MORA (κνώδων, πτέρυξ). A projecting tooth or cross-bar on each side of a hunting-spear, below the head, and fixed to the ferrule or socket into which the shaft fits. Such an adjunct was more particularly employed in boar hunting; and its object was to prevent the point from penetrating too far, which would bring the animal into close contact with the huntsman; for as it came on with enormous weight and force, the shaft of the spear would follow the point unless it met with some resistance, up to the hands of the person who held it. (Grat. Cyneg. 110. Xen. Cyneg. x. 3. and 16. Pollux. v. 22.) The last cited author makes a distinction between the κνώδων and πτέρυξ, which is satisfactorily explained by the two examples annexed (Mora/1.1), both representing spear-heads from ancient monuments. (Alstorp. de Hast. p. 179.) The sharp curved points, like teeth, are the κνώδοντες; the straight ones with widening ends, like wings, the πτέρυγες; but as both served the same purpose of staying the onward course of the animal, they are included by the Latin writers under the one general name of mora, literally, a delay or hindrance.
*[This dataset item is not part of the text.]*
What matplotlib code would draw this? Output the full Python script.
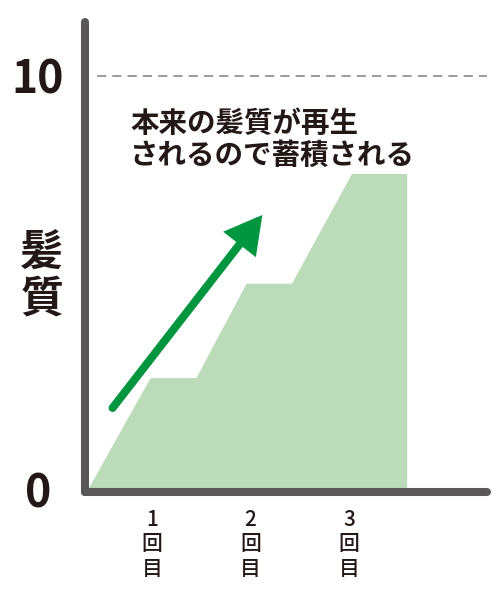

2. The cross-bar which guards the handle of a sword, and prevents the blade from penetrating beyond it, as shown by the annexed example (Mora/2.1) from the sarcophagus of Alexander Severus, at Rome. Sil. Ital. i. 515.

3. A flat cross piece of wood at the bottom of a splint in which a broken leg is confined, for the purpose of supporting the foot and keeping the instrument in its proper place. Celsus, viii. 10. 5.